Do ponto de vista histórico,
talvez porque o PT era então ainda um partido novo que se apresentava como
«diferente», o enorme esquema de corrupção política do «mensalão» foi perdoado, por assim dizer, pelos seus
inúmeros beneficiários, a começar pelos partidos e estendendo-se até aos
destinatários da famosa «bolsa família». Foi assim que Lula, eleito para a
presidência em 2002 pelas classes médias modernas do Sul do país, perdeu os
votos do Sul e se reelegeu em 2006 com o voto maciço do Nordeste cujos
subsídios deixaram, contudo, os seus destinatários sem emprego nem cidadania
para além do voto.
Ora, para quem quis ver, o
«mensalão» exibiu logo em 2005, a frieza com que o PT montou o seu projeto de
poder, recorrendo sem hesitar aos métodos usuais de qualquer «máfia», no caso,
comprar os votos de deputados e senadores de que o PT precisava para formar as
suas maiorias no Congresso. Com efeito, o PT conseguira eleger Lula em 2002,
mas o partido nunca teve, até hoje, mais de 20% dos votos para a Câmara de
Deputados. Tinha, portanto, de comprar os votos dos aliados, vindos sobretudo
da «direita», e não hesitou em fazê-lo daquela forma burocrática que caracteriza
os ex-estalinistas como José Dirceu, número dois do regime petista, que veio,
entretanto, a ser condenado a vários anos de prisão…
O próprio líder do PCdoB, Aldo Rebelo, com lugar fixo nos governos do PT, chegou a ser citado como um dos membros do núcleo coordenador do «mensalão» com altos dirigentes do PT como os então ministros José Genoíno e António Palocci, ambos condenados: o primeiro no «mensalão» e o segundo está atualmente preso por participação na «Operação Lava Jacto» com cujos juízes de investigação colaborou! Nestas condições, não é politicamente crível que esquemas deste calibre fossem desconhecidos por Lula, o qual fez eleger Dilma Rousseff em 2010 para a presidência da República, provavelmente a fim de lhe suceder por sua vez em 2014 ou em 2018 como se propõe agora…

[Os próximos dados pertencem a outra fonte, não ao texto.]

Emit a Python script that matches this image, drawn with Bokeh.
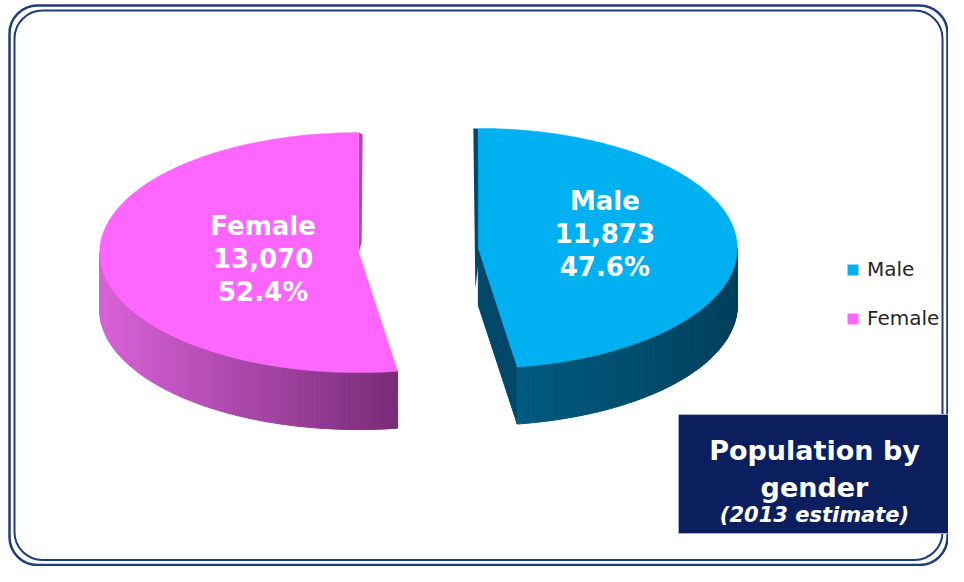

Este resumo da forma como o PT
e os partidos aliados se mantiveram no poder, a começar pelo PMDB do atual
presidente Temer, demonstra a extrema debilidade democrática do sistema
político-partidário brasileiro e a falta de ética dos seus dirigentes. A
democraticidade e a capacidade de funcionamento minimamente isento dos governos
estão muito para além do desempenho trágico-cómico dos seus personagens,
incluindo Lula e companhia. Há muito, com efeito, que o regime constitucional
progressista de 1988 carece de uma revisão política e eleitoral radical. Muito
se fala dessas reformas, mas, como cá, os hábitos e os interesses da casta
reinante impedem qualquer avanço.
Pelo contrário. Falar de Lula
e do «golpe» que a «direita» teria feito contra o PT é escamotear o problema.
Preparemo-nos, pois, para mais do mesmo. E se não for assim, pior: poderá ser o
tal «golpe» que se tem invocado a torto e a direito ou então vir a eleger um
candidato da «extrema-direita» como Jair Bolsonaro, que já figura em segundo
nas sondagens e que já passou por sete partidos desde que entrou para a «carreira
política» há mais de vinte anos…
O facto de a última jogada de
Lula ser o apelo à «união das esquerdas» já se está a revelar menos mobilizador do que se podia pensar. Não sendo tal
aliança impossível num país tumultuário como o Brasil, a primeira reação do
leque infinito de partidos de «esquerda» e «extrema-esquerda» foi responder
negativamente ao apelo de Lula, apontando para uma segunda-volta que não se
sabe se haverá. Se calhar, nem haverá primeira-volta para Lula…
Juntos, tanto ódio verbal e
tanta incerteza institucional são perigosos. A falta intrínseca de
institucionalidade por parte da presidência Temer é incapaz de controlar a
propensão violenta da «esquerda» para procurar o confronto físico e apelar à
«rua». Por vezes, dá impressão que a «esquerda» quer que os militares saiam da
toca para confirmar que se tratou desde o primeiro dia do tal «golpe» do
imperialismo para a afastar do poder. Seria um retrocesso trágico. Por último,
aquilo que foi, segundo os críticos do PT, a convergência de um «projeto de
poder» e de uma «máquina sindical» sob o carisma de Lula, como escreve hoje o
«Estadão», é inviável mesmo que Lula por hipótese voltasse à Presidência…
Teremos certamente oportunidade de voltar a falar do assunto!